Lebih lanjut, untuk dapat dianggap memiliki kedudukan hukum, pemohon juga harus memenuhi syarat bahwa apabila permohonannya dikabulkan, maka dugaan kerugian hak konstitusional yang dia alami akan hilang atau tidak terjadi lagi.
“Dengan demikian, dikarenakan pemohon telah meninggal maka seluruh syarat anggapan kerugian yang didalilkan pemohon dalam menjelaskan kedudukan hukum yang bersifat kumulatif tidak terpenuhi oleh pemohon,” tutur Saldi
Isi Gugatan Uji Materil
Dikutip dari laman resmi MK, Juhaidy Rizaldy Roringkon selaku Pemohon mengajukan permohonan uji materi terhadap Pasal 23 Undang-Undang tentang Kementerian Negara. Pasal tersebut menyatakan bahwa menteri dilarang merangkap jabatan sebagai:
a. pejabat negara lain sebagaimana diatur dalam peraturan perundang-undangan;
b. komisaris atau direksi di perusahaan negara maupun swasta; atau
c. pimpinan organisasi yang didanai oleh APBN dan/atau APBD.
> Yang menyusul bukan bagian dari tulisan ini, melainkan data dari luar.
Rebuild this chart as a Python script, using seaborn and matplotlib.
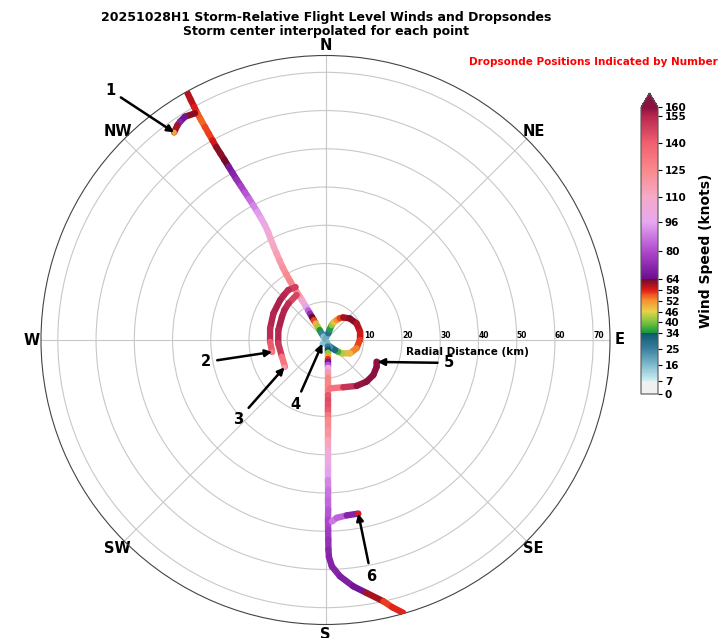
import numpy as np
import matplotlib
matplotlib.use("Agg")
import matplotlib.pyplot as plt
import seaborn as sns
import pandas as pd
from matplotlib.collections import LineCollection
from matplotlib.colors import LinearSegmentedColormap, Normalize
from matplotlib.cm import ScalarMappable

sns.set_style("white")
plt.rcParams["font.family"] = ["DejaVu Sans"]
plt.rcParams["text.color"] = "black"
plt.rcParams["axes.labelcolor"] = "black"
plt.rcParams["xtick.color"] = "black"
plt.rcParams["ytick.color"] = "black"

# ---------------- data (bearing deg from N clockwise, radius km, wind kt) ----------------
# NW inbound leg (outer edge -> storm centre)
legA_r = [74, 72, 70, 68, 66, 64, 62, 60, 58, 56, 54, 52, 50, 48, 46, 44, 42, 40, 38, 36, 34, 32,
          30, 28, 26, 24, 22, 20, 18, 16, 14, 12, 10, 9, 8, 7, 6, 5, 4, 3, 2, 1, 0.3]
legA_brg = [330.8, 330.7, 330.6, 330.5, 330.5, 330.5, 330.5, 330.5, 330.5, 330.6, 330.7, 330.8, 330.9,
            331.0, 331.2, 331.4, 331.6, 331.8, 332.0, 332.1, 332.2, 332.0, 331.5, 331.0, 330.5, 330.0,
            329.5, 329.2, 329.0, 329.0, 329.2, 329.5, 329.6, 329.6, 329.6, 329.6, 329.6, 329.6,
            329.6, 329.6, 329.6, 329.6, 329.6]
legA_wind = [61, 60, 60, 56, 54, 55, 57, 56, 62, 63, 62, 66, 69, 72, 76, 80, 84, 88, 92, 96, 100, 104,
             107, 110, 113, 116, 120, 123, 126, 128, 122, 112, 100, 90, 78, 68, 60, 52, 46, 39, 30, 20, 10]

# Branch to dropsonde 1
leg1_r = [68.4, 69.0, 68.6, 68.2, 67.2]
leg1_brg = [330.1, 327.8, 326.3, 325.4, 323.9]
leg1_wind = [62, 63, 68, 72, 50]

# Outer western arc to dropsonde 2
leg2_r = [15.9, 16.3, 16.0, 15.8, 15.3, 14.8, 14.5, 14.3]
leg2_brg = [330.5, 323.4, 317.0, 311.3, 297.1, 281.9, 268.2, 257.4]
leg2_wind = [145, 153, 155, 156, 156, 155, 153, 130]

# Inner western arc to dropsonde 3
leg3_r = [14.0, 13.6, 13.3, 12.9, 12.6, 12.4, 12.2, 12.7]
leg3_brg = [327.4, 314.6, 306.0, 298.0, 282.0, 266.0, 249.1, 236.6]
leg3_wind = [142, 153, 155, 156, 156, 154, 146, 118]

# Eye loop
loop_r = [0.3, 1.9, 3.0, 4.2, 5.1, 6.0, 6.8, 7.5, 8.5, 9.2, 9.3, 9.0, 8.4, 7.3, 5.5, 4.5, 3.6, 2.1, 0.8]
loop_brg = [0, 22.7, 22.0, 22.5, 25.0, 29.2, 33.0, 38.1, 48.5, 61.8, 76.5, 90.0, 104.9, 118.5,
            129.4, 133.0, 136.5, 146.0, 170.0]
loop_wind = [12, 25, 32, 38, 45, 50, 54, 58, 65, 61, 60, 58, 55, 51, 46, 40, 34, 27, 18]

# Southern outbound leg (centre -> outer edge)
legS_r = [0.8, 1.8, 2.6, 3.4, 4.2, 5.0, 5.7, 6.5, 7.3, 8.4, 9.9, 11.7, 13.1, 14.4, 15.7, 17.0,
          18.3, 19.6, 20.9, 23.5, 26.1, 28.7, 31.3, 33.9, 36.6, 39.2, 41.8, 44.4, 47.0, 49.6,
          52.2, 54.8, 56.7, 59.2, 61.9, 64.8, 67.0, 70.0, 72.0, 74.2]
legS_brg = [150, 160, 166, 169, 171, 172.6, 173.5, 174.3, 174.9, 175.6, 176.2, 176.8, 177.1,
            177.4, 177.6, 177.8, 178.0, 178.1, 178.2, 178.4, 178.6, 178.7, 178.8, 178.9, 179.0,
            179.0, 179.1, 179.1, 179.2, 179.2, 179.2, 179.2, 179.1, 178.4, 176.5, 173.6, 170.8,
            167.5, 166.0, 164.1]
legS_wind = [12, 22, 30, 37, 46, 54, 60, 72, 90, 110, 125, 128, 125, 135, 150, 140, 148, 135, 128,
             122, 118, 108, 103, 98, 92, 88, 86, 84, 80, 78, 75, 72, 70, 70, 70, 68, 64, 58, 55, 60]

# Branch to dropsonde 5
leg5_r = [12.7, 13.2, 14.5, 15.3, 15.5, 15.1, 14.5]
leg5_brg = [174.7, 159.4, 145.9, 135.3, 126.2, 117.5, 113.0]
leg5_wind = [122, 145, 158, 160, 161, 161, 162]

# Branch to dropsonde 6
leg6_r = [47.5, 46.6, 46.2, 46.2]
leg6_brg = [178.0, 176.4, 173.1, 169.3]
leg6_wind = [90, 86, 82, 58]

# Dropsonde positions
drop_id = ["1", "2", "3", "4", "5", "6"]
drop_r = [67.2, 14.3, 12.9, 1.3, 14.8, 46.2]
drop_brg = [323.9, 257.4, 236.3, 220.0, 112.8, 169.3]
drop_wind = [50, 130, 118, 15, 162, 58]
# label offsets (pixels) relative to drop positions
drop_dx = [-64, -66, -46, -27, 71, 13]
drop_dy = [42, -10, -52, -61, -1, -63]

# Colour bar definition
cb_ticks = [0, 7, 16, 25, 34, 40, 46, 52, 58, 64, 80, 96, 110, 125, 140, 155, 160]
cmap_nodes = [(0, "#f0f0f0"), (7, "#f0f0f0"), (7, "#d2f1f4"), (16, "#80bccc"), (25, "#3a80a0"),
              (34, "#0b586c"), (34, "#14973c"), (40, "#78c440"), (46, "#e8d24a"),
              (52, "#f59232"), (55, "#f05c22"), (58, "#e01a18"), (64, "#700a28"),
              (64, "#6a0c8c"), (80, "#b04ad0"), (96, "#e6a8f0"), (110, "#f6aac8"),
              (125, "#f88a8c"), (140, "#f26070"), (155, "#b82850"), (160, "#8c1040")]
compass = ["N", "NE", "E", "SE", "S", "SW", "W", "NW"]
r_ticks = [10, 20, 30, 40, 50, 60, 70]

# ---------------- figure ----------------
vmax = 160
cmap = LinearSegmentedColormap.from_list(
    "wind", [(v / vmax, c) for v, c in cmap_nodes], N=512)
cmap.set_over("#8c1040")
norm = Normalize(0, vmax)

fig = plt.figure(figsize=(7.2, 6.38), dpi=100)
ax = fig.add_axes([41 / 720, 13 / 638, 569 / 720, 570 / 638], projection="polar")
ax.set_theta_zero_location("N")
ax.set_theta_direction(-1)
ax.set_facecolor("white")

legs = [(legA_brg, legA_r, legA_wind), (leg1_brg, leg1_r, leg1_wind),
        (leg2_brg, leg2_r, leg2_wind), (leg3_brg, leg3_r, leg3_wind),
        (loop_brg, loop_r, loop_wind), (legS_brg, legS_r, legS_wind),
        (leg5_brg, leg5_r, leg5_wind), (leg6_brg, leg6_r, leg6_wind)]
for brg, rr, ww in legs:
    th = np.radians(np.asarray(brg, float))
    rr = np.asarray(rr, float)
    ww = np.asarray(ww, float)
    pts = np.column_stack([th, rr]).reshape(-1, 1, 2)
    segs = np.concatenate([pts[:-1], pts[1:]], axis=1)
    lc = LineCollection(segs, cmap=cmap, norm=norm, linewidths=4.6,
                        capstyle="round", joinstyle="round", zorder=3)
    lc.set_array(0.5 * (ww[:-1] + ww[1:]))
    ax.add_collection(lc)

drops = pd.DataFrame({"theta": np.radians(drop_brg), "r": drop_r, "wind": drop_wind})
sns.scatterplot(data=drops, x="theta", y="r", hue="wind", palette=cmap, hue_norm=norm,
                s=16, linewidth=0, legend=False, ax=ax, zorder=4)
ax.set_xlabel("")
ax.set_ylabel("")

ax.set_rlim(0, 74.4)
ax.set_xticks(np.radians(np.arange(0, 360, 45)))
ax.set_xticklabels(compass, fontsize=10.5, fontweight="bold")
ax.set_yticks(r_ticks)
ax.set_yticklabels([str(t) for t in r_ticks], fontsize=5.5, fontweight="bold")
ax.set_rlabel_position(90)
ax.grid(True, color="#c8c8c8", linewidth=0.8)
ax.spines["polar"].set_color("#444444")
ax.spines["polar"].set_linewidth(0.8)
ax.tick_params(axis="x", pad=-3.5)

for i in range(len(drop_id)):
    ax.annotate(drop_id[i], xy=(np.radians(drop_brg[i]), drop_r[i]),
                xytext=(drop_dx[i], drop_dy[i]), textcoords="offset pixels",
                fontsize=10.5, fontweight="bold", ha="center", va="center",
                annotation_clip=False, zorder=6,
                arrowprops=dict(arrowstyle="-|>", color="black", lw=1.8,
                                mutation_scale=10, shrinkA=2, shrinkB=0))

fig.text(467 / 720, 1 - 352 / 638, "Radial Distance (km)", fontsize=7.5,
         fontweight="bold", ha="center", va="center")
fig.text(326 / 720, 1 - 17 / 638,
         "20251028H1 Storm-Relative Flight Level Winds and Dropsondes",
         fontsize=9, fontweight="bold", ha="center", va="center")
fig.text(326 / 720, 1 - 31 / 638, "Storm center interpolated for each point",
         fontsize=9, fontweight="bold", ha="center", va="center")
fig.text(718 / 720, 1 - 62 / 638, "Dropsonde Positions Indicated by Number",
         fontsize=7.5, fontweight="bold", color="red", ha="right", va="center")

cax = fig.add_axes([641 / 720, (638 - 394) / 638, 17 / 720, (394 - 93) / 638])
cb = fig.colorbar(ScalarMappable(norm=norm, cmap=cmap), cax=cax, extend="max",
                  ticks=cb_ticks)
cb.ax.set_yticklabels([str(t) for t in cb_ticks], fontsize=7.5, fontweight="bold")
cb.ax.tick_params(length=3, width=0.8, pad=2, colors="black")
cb.outline.set_edgecolor("#555555")
cb.outline.set_linewidth(0.8)
cb.set_label("Wind Speed (knots)", fontsize=10, fontweight="bold", labelpad=9)

fig.savefig("out.png", dpi=100)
Menurut Pemohon, ketentuan ini bertentangan dengan Pasal 1 ayat (3), Pasal 17, Pasal 27 ayat (1), dan Pasal 28D ayat (3) Undang-Undang Dasar Negara Republik Indonesia Tahun 1945. Ia merasa dirugikan karena aturan tersebut hanya berlaku bagi menteri, sementara tidak ada ketentuan serupa yang melarang wakil menteri merangkap jabatan. Akibatnya, praktik rangkap jabatan menjadi hal yang dianggap wajar dalam praktik pemerintahan saat ini.
Rangkap jabatan, yaitu kondisi di mana satu individu menduduki lebih dari satu jabatan secara bersamaan, menurut Pemohon dapat menimbulkan potensi penyalahgunaan kekuasaan. Meskipun tidak tergolong tindak pidana, praktik ini mengandung risiko konflik kepentingan jika tidak diatur secara ketat. Hal ini dapat memengaruhi objektivitas pengambilan keputusan dan mengancam kepentingan publik atau pemegang saham di sektor swasta.
Dalam permohonannya, Pemohon juga merujuk pada Putusan MK Nomor 80/PUU-XVII/2019 yang dalam pertimbangannya menyatakan bahwa wakil menteri tidak boleh merangkap jabatan di perusahaan negara maupun swasta, karena posisinya yang setara dengan menteri dan juga diangkat oleh Presiden. Oleh karena itu, mereka seharusnya tunduk pada larangan dalam Pasal 23 huruf b UU Kementerian Negara.
Berdasarkan alasan-alasan tersebut, Pemohon meminta Mahkamah Konstitusi untuk menyatakan bahwa frasa “Menteri” dalam Pasal 23 UU Kementerian Negara bertentangan dengan UUD 1945 dan tidak memiliki kekuatan hukum mengikat, sepanjang tidak dimaknai juga mencakup “Wakil Menteri.”
Dengan demikian, bunyi pasal tersebut seharusnya diubah menjadi: “Menteri dan Wakil Menteri dilarang merangkap jabatan sebagai: a. pejabat negara lainnya sesuai dengan peraturan perundang-undangan; b. komisaris atau direksi pada perusahaan negara atau perusahaan swasta; atau c. pimpinan organisasi yang dibiayai dari Anggaran Pendapatan dan Belanja Negara dan/atau Anggaran Pendapatan dan Belanja Daerah.”